Forty Years Later, Busing Crisis Stirs Controversy

Photo By Boston Herald

BOSTON, Mass.—Three Boston city councilors stirred up controversy recently by voting “present” when Councilor Charles Yancey proposed a resolution to commemorate the sixtieth anniversary of Brown v. Board of Education, the landmark 1954 Supreme Court ruling that declared racial segregation in public schools to be unconstitutional.

While 10 of the 13 councilors voted in favor, Councilors Bill Linehan, Salvator LaMattina and Stephen Murphy declined to vote either for or against the resolution by voting present.

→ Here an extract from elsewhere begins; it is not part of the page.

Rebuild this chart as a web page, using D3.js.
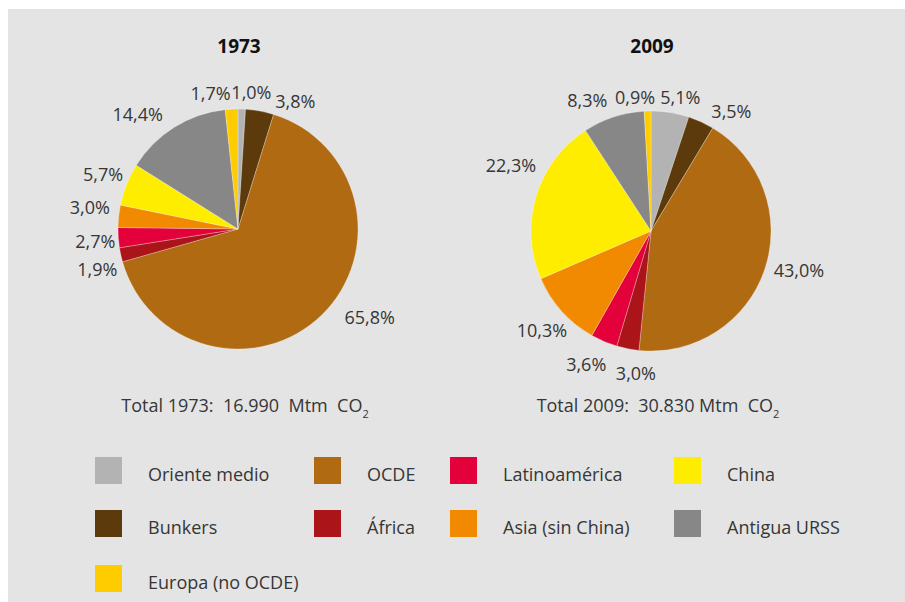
<!DOCTYPE html>
<html>
<head>
<meta charset="utf-8">
<script src="https://cdn.jsdelivr.net/npm/d3@7"></script>
<style>
    body { margin: 0; background: #ffffff; }
    text { font-family: "Open Sans", "Noto Sans", sans-serif; }
</style>
</head>
<body>
<div id="chart"></div>
<script>
// Regions, in the order the slices go clockwise from 12 o'clock
const regions = ["Oriente medio", "Bunkers", "OCDE", "África", "Latinoamérica",
                 "Asia (sin China)", "China", "Antigua URSS", "Europa (no OCDE)"];
const colors = ["#b3b3b3", "#5c3a0b", "#b06a12", "#ab1519", "#e4003a",
                "#f18a00", "#ffed00", "#878787", "#ffcc00"];

// Share of CO2 emissions (%)
const values1973 = [1.0, 3.8, 65.8, 1.9, 2.7, 3.0, 5.7, 14.4, 1.7];
const values2009 = [5.1, 3.5, 43.0, 3.0, 3.6, 10.3, 22.3, 8.3, 0.9];

const years = ["1973", "2009"];
const totals = ["Total 1973:  16.990  Mtm  CO", "Total 2009:  30.830 Mtm  CO"];

// label nudges from the centroid of the outer label arc (layout only)
const nudge1973 = [[9, 3], [32, 10], [34, -12], [-4, 10], [-3, 2], [-9, -7], [-5, -3], [-26, 4], [-20, 4]];
const nudge2009 = [[7, 5], [22, 8], [15, -5], [12, 5], [-10, 5], [-5, 6], [-6, -25], [-20, 3], [-12, 6]];

const svgWidth = 905;
const svgHeight = 602;
const radius = 120;
const textColor = "#363636";

const svg = d3.select("#chart").append("svg")
    .attr("width", svgWidth)
    .attr("height", svgHeight);

// gray panel
svg.append("rect")
    .attr("x", 8)
    .attr("y", 9)
    .attr("width", svgWidth - 8)
    .attr("height", svgHeight - 9)
    .style("fill", "#e4e4e4");

const pie = d3.pie().sort(null).value(d => d);
const arc = d3.arc().innerRadius(0).outerRadius(radius);
const labelArc = d3.arc().innerRadius(140).outerRadius(140);

function drawPie(values, nudges, cx, cy, year, total) {
    const g = svg.append("g")
        .attr("transform", "translate(" + cx + "," + cy + ")");

    const slices = pie(values);

    g.selectAll(".slice")
        .data(slices)
        .enter().append("path")
        .attr("class", "slice")
        .attr("d", arc)
        .style("fill", (d, i) => colors[i])
        .style("stroke", "rgba(255,255,255,0.45)")
        .style("stroke-width", 0.6);

    // percentage labels
    g.selectAll(".pct")
        .data(slices)
        .enter().append("text")
        .attr("class", "pct")
        .attr("x", (d, i) => labelArc.centroid(d)[0] + nudges[i][0])
        .attr("y", (d, i) => labelArc.centroid(d)[1] + nudges[i][1])
        .attr("dy", "0.36em")
        .attr("text-anchor", "middle")
        .style("font-size", "18px")
        .style("fill", textColor)
        .text(d => d3.format(".1f")(d.value).replace(".", ",") + "%");

    // year title
    g.append("text")
        .attr("x", 1)
        .attr("y", -cy + 53)
        .attr("text-anchor", "middle")
        .style("font-size", "19px")
        .style("font-weight", "bold")
        .style("fill", "#111111")
        .text(year);

    // total below the pie
    const t = g.append("text")
        .attr("x", 7)
        .attr("y", 412 - cy)
        .attr("text-anchor", "middle")
        .attr("xml:space", "preserve")
        .style("white-space", "pre")
        .style("font-size", "18px")
        .style("fill", textColor);
    t.append("tspan").text(total);
    t.append("tspan")
        .attr("dy", 6)
        .style("font-size", "11px")
        .text("2");
}

drawPie(values1973, nudge1973, 238, 229, years[0], totals[0]);
drawPie(values2009, nudge2009, 651, 231, years[1], totals[1]);

// Legend: two rows per column in slice order, the last one wraps to a third row
const colX = [95, 314, 450, 674];
const rowY = [457, 510, 565];

const legend = svg.selectAll(".legend")
    .data(regions)
    .enter().append("g")
    .attr("class", "legend")
    .attr("transform", (d, i) => {
        const col = i < 8 ? Math.floor(i / 2) : 0;
        const row = i < 8 ? i % 2 : 2;
        return "translate(" + colX[col] + "," + rowY[row] + ")";
    });

legend.append("rect")
    .attr("width", 27)
    .attr("height", 27)
    .style("fill", (d, i) => colors[i]);

legend.append("text")
    .attr("x", 53)
    .attr("y", 24)
    .style("font-size", "18px")
    .style("fill", textColor)
    .text(d => d);
</script>
</body>
</html>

According to an earlier report by the Boston Globe, Linehan of South Boston and Murphy of Hyde Park said Yancey did not submit the resolution in time for them to review it before the meeting. Linehan stated that he voted present because he never read the resolution and was unsure of what it contained. Murphy was concerned with Brown v. Board’s part in forced busing in Boston.

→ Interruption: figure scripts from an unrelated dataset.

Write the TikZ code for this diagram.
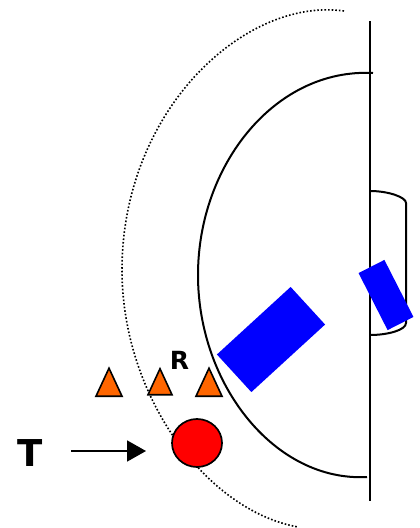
\documentclass[tikz,border=0pt]{standalone}
\usepackage{fontspec}
\setmainfont{DejaVu Sans}
\usetikzlibrary{arrows.meta, shapes.geometric}
\definecolor{conecolor}{HTML}{FF6600}

\begin{document}
\begin{tikzpicture}[
  x=1pt, y=-1pt,
  line/.style={line width=2pt},
  player/.style={rectangle, fill=blue, inner sep=0pt},
  cone/.style={isosceles triangle, isosceles triangle stretches, shape border rotate=90,
    draw, line width=1.6pt, fill=conecolor, inner sep=0pt, anchor=south,
    minimum width=26pt, minimum height=28pt},
  ball/.style={ellipse, draw, line width=1.7pt, fill=red, inner sep=0pt,
    minimum width=50pt, minimum height=48pt},
  label/.style={font=\bfseries, inner sep=0pt},
  edge/.style={-{Triangle[length=19pt, width=21pt]}, line width=1.8pt}
]
\useasboundingbox (0,0) rectangle (420,528);

\coordinate (top) at (370,21);
\coordinate (bottom) at (370,501);
\coordinate (areaA) at (373,73);
\coordinate (areaB) at (198,275);
\coordinate (areaC) at (367,477);
\coordinate (outerA) at (344,11);
\coordinate (outerB) at (122,270);
\coordinate (outerC) at (298,527);
\coordinate (goalA) at (370,191);
\coordinate (goalB) at (406,203);
\coordinate (goalC) at (406,323);
\coordinate (goalD) at (370,335);
\coordinate (from) at (71,451);
\coordinate (to) at (146,451);

\draw[dotted, line width=1.6pt] (outerA) .. controls (245,-3) and (122,110) .. (outerB)
  .. controls (122,395) and (205,510) .. (outerC);
\draw[line] (areaA) .. controls (275,68) and (198,165) .. (areaB)
  .. controls (198,385) and (275,482) .. (areaC);
\draw[line width=2.4pt] (top) -- (bottom);
\draw[line] (goalA) .. controls (388,191) and (406,197) .. (goalB) -- (goalC)
  .. controls (406,330) and (388,335) .. (goalD);

\node[player, minimum width=100pt, minimum height=51pt, rotate=42.5] (p1) at (271,339.5) {};
\node[player, minimum width=64pt, minimum height=29pt, rotate=-63] (p2) at (386,295) {};

\node[cone] (c1) at (109,397) {};
\node[cone, minimum width=24pt, minimum height=26pt] (c2) at (160,395.5) {};
\node[cone] (c3) at (209,397) {};
\node[ball] (b) at (197,443) {};
\node[label, font=\bfseries\fontsize{25}{25}\selectfont] (R) at (179.5,360) {R};
\node[label, font=\bfseries\fontsize{37}{37}\selectfont] (T) at (30,453.5) {T};

\draw[edge] (from) -- (to);
\end{tikzpicture}
\end{document}
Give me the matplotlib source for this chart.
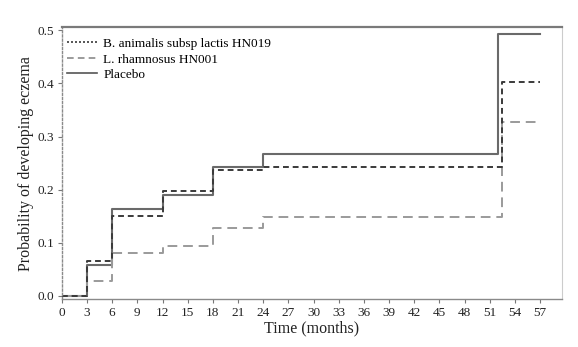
import matplotlib
matplotlib.use("Agg")
import matplotlib.pyplot as plt
from matplotlib.lines import Line2D

plt.rcParams['font.family'] = ['Liberation Serif', 'DejaVu Serif']

# Kaplan-Meier style cumulative probabilities (step after each time point)
times_hn019 = [0, 3, 6, 12, 18, 24, 52.5, 57]
prob_hn019 = [0.0, 0.066, 0.151, 0.197, 0.237, 0.243, 0.403, 0.403]

times_hn001 = [0, 3, 6, 12, 18, 24, 52.5, 57]
prob_hn001 = [0.0, 0.028, 0.081, 0.094, 0.127, 0.148, 0.328, 0.328]

times_placebo = [0, 3, 6, 12, 18, 24, 52, 57]
prob_placebo = [0.0, 0.059, 0.163, 0.190, 0.243, 0.268, 0.493, 0.493]

labels = ["B. animalis subsp lactis HN019", "L. rhamnosus HN001", "Placebo"]
x_ticks = list(range(0, 58, 3))
y_ticks = [0.0, 0.1, 0.2, 0.3, 0.4, 0.5]

fig = plt.figure(figsize=(5.78, 3.47), dpi=100)
ax = fig.add_axes([0.107, 0.138, 0.865, 0.784])

ax.step(times_placebo, prob_placebo, where='post', color='#6a6a6a', lw=1.5, ls='-')
ax.step(times_hn001, prob_hn001, where='post', color='#9a9a9a', lw=1.4, ls=(0, (5, 3)))
ax.step(times_hn019, prob_hn019, where='post', color='#3a3a3a', lw=1.4, ls=(0, (3, 2)))

ax.set_xlim(0, 59.6)
ax.set_ylim(-0.006, 0.506)
ax.set_xticks(x_ticks)
ax.set_yticks(y_ticks)
ax.set_yticklabels([f"{v:.1f}" for v in y_ticks])
ax.tick_params(axis='both', labelsize=9.5, colors='#222222', length=3, width=0.8, pad=2.5)
ax.tick_params(axis='both', color='#777777')

ax.set_xlabel("Time (months)", fontsize=11.5, color='#222222', labelpad=1)
ax.set_ylabel("Probability of developing eczema", fontsize=11.5, color='#222222')
ax.yaxis.set_label_coords(-0.056, 0.5)

ax.spines['top'].set_color('#7a7a7a')
ax.spines['top'].set_linewidth(1.6)
ax.spines['right'].set_color('#cccccc')
ax.spines['right'].set_linewidth(0.8)
ax.spines['bottom'].set_color('#8a8a8a')
ax.spines['bottom'].set_linewidth(1.0)
ax.spines['left'].set_color('#8a8a8a')
ax.spines['left'].set_linewidth(1.0)
ax.spines['left'].set_linestyle((0, (1.5, 1.5)))

handles = [
    Line2D([], [], color='#3a3a3a', lw=1.2, ls=(0, (1.2, 1.2))),
    Line2D([], [], color='#8a8a8a', lw=1.2, ls=(0, (4, 2.5))),
    Line2D([], [], color='#555555', lw=1.2, ls='-'),
]
ax.legend(handles, labels, loc='upper left', frameon=False, fontsize=9.5,
          handlelength=2.3, handletextpad=0.45, labelspacing=0.25,
          borderaxespad=0.0, bbox_to_anchor=(0.0, 0.98))

fig.savefig("out.png", dpi=100, facecolor='white')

“We’ve never recovered from it,” he said to the Boston Globe of forced busing. “We’ve spent tens of billions of dollars on the impact it made on thousands of lives … And Councilor Yancey wants to whitewash all that.”

In 1974, the United States District Court for the District of Massachusetts ruled that Boston Public Schools were unconstitutionally segregated and ordered public officials to balance the racial makeup of any school with a student enrollment more than 50 percent nonwhite. City officials responded by busing black students to predominately white schools, and vice versa. The integration ruling and busing plan met with fierce opposition, resulting in violence and boycotts throughout the city.

Ronald Formisano, author of “Boston Against Busing: Race, Class and Ethnicity in the 1960s and 1970s” and the William T. Byran Chair of American History at the University of Kentucky, said the recent City Council vote is not out of the ordinary.

“If you look at their political ancestry, it’s pretty clear that they’re from South Boston, Eastie – parts of the resistance during the 1970s,” he said of Councilors Linehan, LaMattina and Murphy during a phone interview with SPARE CHANGE NEWS. “It’s not terribly surprising.”

According to Formisano, the problem was not the decision to integrate schools but the way the way City officials implemented it.

“That part of time for the City of Boston was a very shameful period,” said Councilor Yancey. “I thank God it’s behind us.”

Yancey is confident that the vast majority of Boston residents do not believe in separate but equal education. While he acknowledged Boston schools still face economic disparity compared with schools in the suburbs, he feels the City as a whole supports the premise of Brown v. Board of Education.

“I’m sure the three who voted present regret not voting for it,” said Yancey, “I think the City as a whole enthusiastically supports the principles of quality education for everyone.”

Councilors Linehan, LaMattina and Murphy declined to comment for this story.